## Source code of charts
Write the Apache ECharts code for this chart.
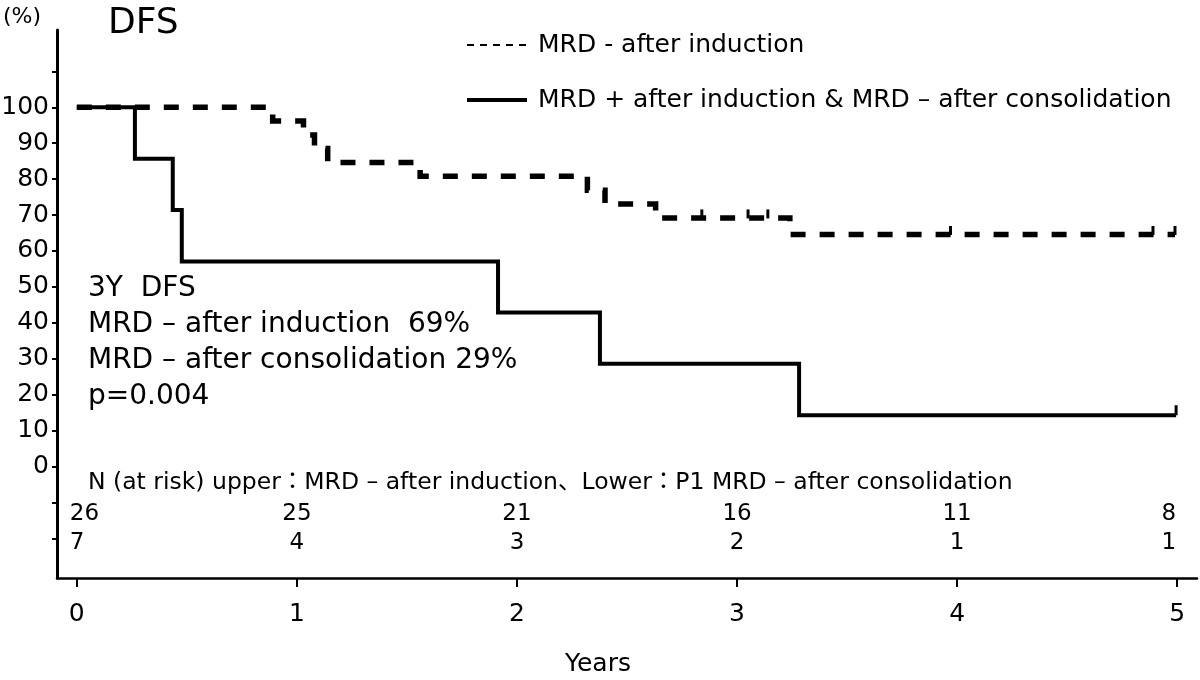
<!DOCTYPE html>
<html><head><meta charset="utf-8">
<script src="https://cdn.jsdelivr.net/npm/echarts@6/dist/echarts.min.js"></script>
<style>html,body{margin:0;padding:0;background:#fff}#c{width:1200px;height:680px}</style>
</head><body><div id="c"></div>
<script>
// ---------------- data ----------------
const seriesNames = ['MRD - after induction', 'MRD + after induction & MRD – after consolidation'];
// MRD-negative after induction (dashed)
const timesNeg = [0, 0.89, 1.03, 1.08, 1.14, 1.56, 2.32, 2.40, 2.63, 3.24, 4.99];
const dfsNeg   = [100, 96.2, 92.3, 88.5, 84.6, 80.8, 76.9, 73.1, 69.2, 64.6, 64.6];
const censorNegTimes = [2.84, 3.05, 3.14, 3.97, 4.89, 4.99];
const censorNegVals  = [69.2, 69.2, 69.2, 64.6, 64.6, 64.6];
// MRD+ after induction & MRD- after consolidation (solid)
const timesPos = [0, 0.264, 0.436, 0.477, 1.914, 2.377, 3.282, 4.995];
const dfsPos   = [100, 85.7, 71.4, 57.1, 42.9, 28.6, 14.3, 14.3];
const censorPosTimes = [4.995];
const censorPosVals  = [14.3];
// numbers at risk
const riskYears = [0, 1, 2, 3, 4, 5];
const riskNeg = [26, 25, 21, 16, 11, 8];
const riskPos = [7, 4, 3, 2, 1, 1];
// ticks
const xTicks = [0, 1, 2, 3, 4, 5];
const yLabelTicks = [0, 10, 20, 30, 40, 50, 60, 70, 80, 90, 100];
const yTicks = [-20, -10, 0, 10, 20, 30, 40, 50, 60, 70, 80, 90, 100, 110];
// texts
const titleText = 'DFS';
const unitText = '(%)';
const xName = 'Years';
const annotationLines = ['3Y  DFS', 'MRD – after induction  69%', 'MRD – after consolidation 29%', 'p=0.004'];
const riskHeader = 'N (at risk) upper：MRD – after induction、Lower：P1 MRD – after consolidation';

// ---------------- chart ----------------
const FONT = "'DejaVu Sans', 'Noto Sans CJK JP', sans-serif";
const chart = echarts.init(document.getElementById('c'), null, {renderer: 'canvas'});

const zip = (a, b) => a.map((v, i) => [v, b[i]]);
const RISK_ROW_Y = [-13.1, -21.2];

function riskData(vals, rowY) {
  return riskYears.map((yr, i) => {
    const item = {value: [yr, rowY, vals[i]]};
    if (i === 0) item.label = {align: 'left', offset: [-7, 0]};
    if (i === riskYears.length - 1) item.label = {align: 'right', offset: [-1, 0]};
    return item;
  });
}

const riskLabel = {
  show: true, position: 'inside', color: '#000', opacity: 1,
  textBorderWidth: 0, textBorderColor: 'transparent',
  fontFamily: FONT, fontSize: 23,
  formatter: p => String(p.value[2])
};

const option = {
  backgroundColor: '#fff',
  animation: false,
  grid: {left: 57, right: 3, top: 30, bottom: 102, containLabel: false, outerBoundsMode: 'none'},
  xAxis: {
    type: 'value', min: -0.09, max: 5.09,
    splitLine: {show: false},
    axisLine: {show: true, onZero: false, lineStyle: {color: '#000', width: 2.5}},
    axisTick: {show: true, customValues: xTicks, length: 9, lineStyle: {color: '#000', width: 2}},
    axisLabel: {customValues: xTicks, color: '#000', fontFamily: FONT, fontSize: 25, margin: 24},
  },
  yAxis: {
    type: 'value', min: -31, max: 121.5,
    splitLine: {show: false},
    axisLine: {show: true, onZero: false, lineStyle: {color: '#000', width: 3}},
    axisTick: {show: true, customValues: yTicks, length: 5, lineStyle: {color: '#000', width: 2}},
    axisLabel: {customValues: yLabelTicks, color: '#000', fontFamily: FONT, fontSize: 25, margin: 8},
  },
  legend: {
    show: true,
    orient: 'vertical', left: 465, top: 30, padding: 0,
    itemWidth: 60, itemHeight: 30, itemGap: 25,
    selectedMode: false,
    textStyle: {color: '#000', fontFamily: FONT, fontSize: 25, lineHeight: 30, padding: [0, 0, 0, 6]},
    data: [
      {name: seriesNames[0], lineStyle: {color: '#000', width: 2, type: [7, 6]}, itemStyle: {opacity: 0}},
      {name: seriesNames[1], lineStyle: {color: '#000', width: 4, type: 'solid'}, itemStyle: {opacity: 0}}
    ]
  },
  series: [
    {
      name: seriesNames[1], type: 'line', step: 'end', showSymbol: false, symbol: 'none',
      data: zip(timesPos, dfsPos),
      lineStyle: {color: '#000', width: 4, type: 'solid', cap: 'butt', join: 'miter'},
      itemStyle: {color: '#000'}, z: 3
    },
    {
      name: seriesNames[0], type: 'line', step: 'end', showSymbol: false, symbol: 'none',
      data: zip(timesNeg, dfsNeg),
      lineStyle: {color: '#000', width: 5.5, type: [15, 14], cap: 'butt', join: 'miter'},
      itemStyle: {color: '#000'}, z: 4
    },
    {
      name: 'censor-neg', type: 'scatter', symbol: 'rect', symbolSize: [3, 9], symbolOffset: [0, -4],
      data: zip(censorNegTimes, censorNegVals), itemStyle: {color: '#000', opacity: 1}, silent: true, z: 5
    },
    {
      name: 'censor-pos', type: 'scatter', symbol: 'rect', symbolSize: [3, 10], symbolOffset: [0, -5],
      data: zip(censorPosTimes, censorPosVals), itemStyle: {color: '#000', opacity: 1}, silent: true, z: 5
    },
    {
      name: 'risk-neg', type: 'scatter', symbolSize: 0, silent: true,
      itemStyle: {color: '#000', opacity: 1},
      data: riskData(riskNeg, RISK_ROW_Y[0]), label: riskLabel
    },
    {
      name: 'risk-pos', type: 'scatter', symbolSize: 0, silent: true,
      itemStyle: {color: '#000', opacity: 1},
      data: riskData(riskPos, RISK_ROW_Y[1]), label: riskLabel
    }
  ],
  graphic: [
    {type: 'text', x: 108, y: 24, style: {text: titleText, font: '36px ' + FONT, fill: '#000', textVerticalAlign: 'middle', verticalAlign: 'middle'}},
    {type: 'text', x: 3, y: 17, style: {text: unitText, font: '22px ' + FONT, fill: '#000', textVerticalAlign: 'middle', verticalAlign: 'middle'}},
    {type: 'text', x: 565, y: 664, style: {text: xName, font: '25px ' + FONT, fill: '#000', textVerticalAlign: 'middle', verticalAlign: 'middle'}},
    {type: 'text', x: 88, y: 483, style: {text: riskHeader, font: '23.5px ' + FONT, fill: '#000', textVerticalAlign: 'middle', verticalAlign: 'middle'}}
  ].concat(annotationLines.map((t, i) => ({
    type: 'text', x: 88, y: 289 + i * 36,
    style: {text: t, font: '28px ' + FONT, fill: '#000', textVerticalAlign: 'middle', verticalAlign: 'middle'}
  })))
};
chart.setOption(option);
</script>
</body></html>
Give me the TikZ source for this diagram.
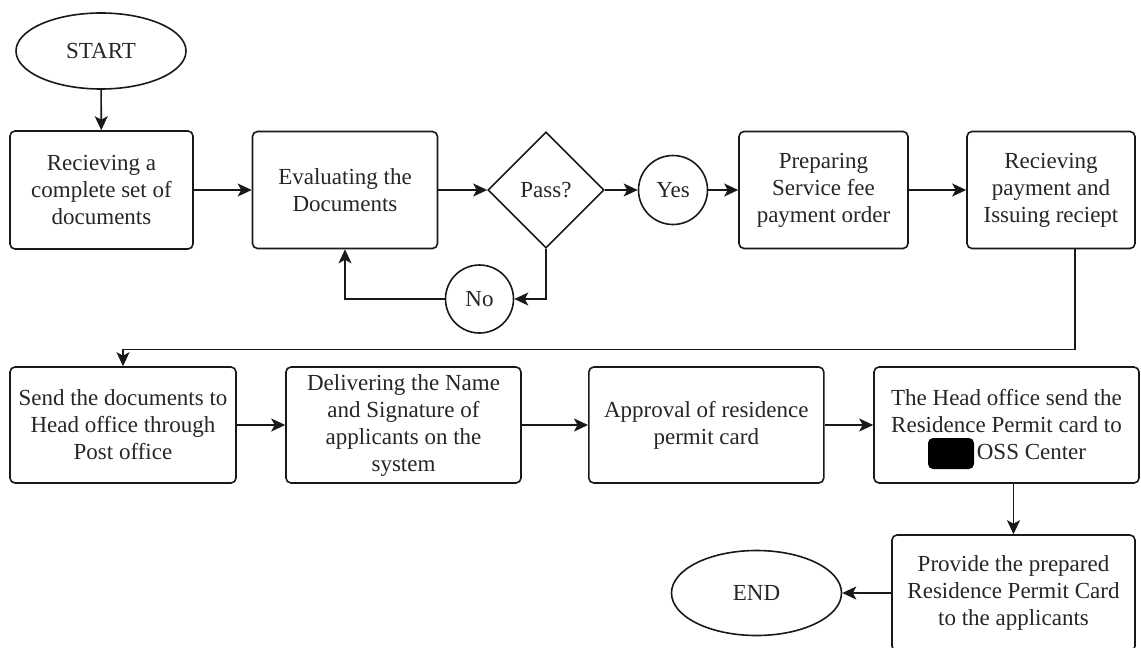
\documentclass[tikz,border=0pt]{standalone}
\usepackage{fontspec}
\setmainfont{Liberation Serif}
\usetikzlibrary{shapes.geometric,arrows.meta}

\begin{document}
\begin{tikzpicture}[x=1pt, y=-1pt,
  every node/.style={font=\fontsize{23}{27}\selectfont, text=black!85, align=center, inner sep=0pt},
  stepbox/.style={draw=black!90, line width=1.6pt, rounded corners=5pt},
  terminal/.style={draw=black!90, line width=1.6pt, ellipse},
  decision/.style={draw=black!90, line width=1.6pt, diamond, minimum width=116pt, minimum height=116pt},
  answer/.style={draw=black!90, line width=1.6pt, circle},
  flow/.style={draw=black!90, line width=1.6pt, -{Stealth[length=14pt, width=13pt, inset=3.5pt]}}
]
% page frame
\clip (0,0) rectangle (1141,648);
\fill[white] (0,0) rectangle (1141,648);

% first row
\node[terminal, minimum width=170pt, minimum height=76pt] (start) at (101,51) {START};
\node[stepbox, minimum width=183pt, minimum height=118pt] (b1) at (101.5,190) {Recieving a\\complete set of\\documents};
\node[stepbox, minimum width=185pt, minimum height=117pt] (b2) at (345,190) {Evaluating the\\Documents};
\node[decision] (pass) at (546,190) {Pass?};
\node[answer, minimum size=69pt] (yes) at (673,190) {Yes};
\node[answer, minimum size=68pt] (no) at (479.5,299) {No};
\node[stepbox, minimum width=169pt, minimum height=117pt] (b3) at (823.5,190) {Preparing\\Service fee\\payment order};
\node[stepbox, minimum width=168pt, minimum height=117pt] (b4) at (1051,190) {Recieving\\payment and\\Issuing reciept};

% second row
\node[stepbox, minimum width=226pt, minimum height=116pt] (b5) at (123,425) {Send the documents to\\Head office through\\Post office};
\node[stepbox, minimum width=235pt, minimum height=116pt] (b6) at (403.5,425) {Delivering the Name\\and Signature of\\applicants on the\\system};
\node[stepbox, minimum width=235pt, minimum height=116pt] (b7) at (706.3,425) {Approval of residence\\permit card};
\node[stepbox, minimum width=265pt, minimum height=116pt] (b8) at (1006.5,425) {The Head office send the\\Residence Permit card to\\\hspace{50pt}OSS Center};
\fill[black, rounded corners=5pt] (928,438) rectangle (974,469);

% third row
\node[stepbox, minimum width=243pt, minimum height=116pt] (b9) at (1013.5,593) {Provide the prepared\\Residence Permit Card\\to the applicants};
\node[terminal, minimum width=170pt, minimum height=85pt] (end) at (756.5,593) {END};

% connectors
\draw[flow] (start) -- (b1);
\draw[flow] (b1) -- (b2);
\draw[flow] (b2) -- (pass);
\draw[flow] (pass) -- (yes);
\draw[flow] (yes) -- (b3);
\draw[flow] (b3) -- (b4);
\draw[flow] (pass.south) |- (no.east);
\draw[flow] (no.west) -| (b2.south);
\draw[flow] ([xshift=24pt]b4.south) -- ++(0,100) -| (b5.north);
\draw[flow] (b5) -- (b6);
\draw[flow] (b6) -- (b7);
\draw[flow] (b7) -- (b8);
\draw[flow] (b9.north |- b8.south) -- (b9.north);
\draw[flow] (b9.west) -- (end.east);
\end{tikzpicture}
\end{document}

## Objective
Output nothing except the lines from the one containing "Give me the TikZ source for this diagram." through the one containing "minimum width=168pt, minimum", both kept, with the pictures removed.

## Reply
Give me the TikZ source for this diagram.
\documentclass[tikz,border=0pt]{standalone}
\usepackage{fontspec}
\setmainfont{Liberation Serif}
\usetikzlibrary{shapes.geometric,arrows.meta}

\begin{document}
\begin{tikzpicture}[x=1pt, y=-1pt,
  every node/.style={font=\fontsize{23}{27}\selectfont, text=black!85, align=center, inner sep=0pt},
  stepbox/.style={draw=black!90, line width=1.6pt, rounded corners=5pt},
  terminal/.style={draw=black!90, line width=1.6pt, ellipse},
  decision/.style={draw=black!90, line width=1.6pt, diamond, minimum width=116pt, minimum height=116pt},
  answer/.style={draw=black!90, line width=1.6pt, circle},
  flow/.style={draw=black!90, line width=1.6pt, -{Stealth[length=14pt, width=13pt, inset=3.5pt]}}
]
% page frame
\clip (0,0) rectangle (1141,648);
\fill[white] (0,0) rectangle (1141,648);

% first row
\node[terminal, minimum width=170pt, minimum height=76pt] (start) at (101,51) {START};
\node[stepbox, minimum width=183pt, minimum height=118pt] (b1) at (101.5,190) {Recieving a\\complete set of\\documents};
\node[stepbox, minimum width=185pt, minimum height=117pt] (b2) at (345,190) {Evaluating the\\Documents};
\node[decision] (pass) at (546,190) {Pass?};
\node[answer, minimum size=69pt] (yes) at (673,190) {Yes};
\node[answer, minimum size=68pt] (no) at (479.5,299) {No};
\node[stepbox, minimum width=169pt, minimum height=117pt] (b3) at (823.5,190) {Preparing\\Service fee\\payment order};
\node[stepbox, minimum width=168pt, minimum height=117pt] (b4) at (1051,190) {Recieving\\payment and\\Issuing reciept};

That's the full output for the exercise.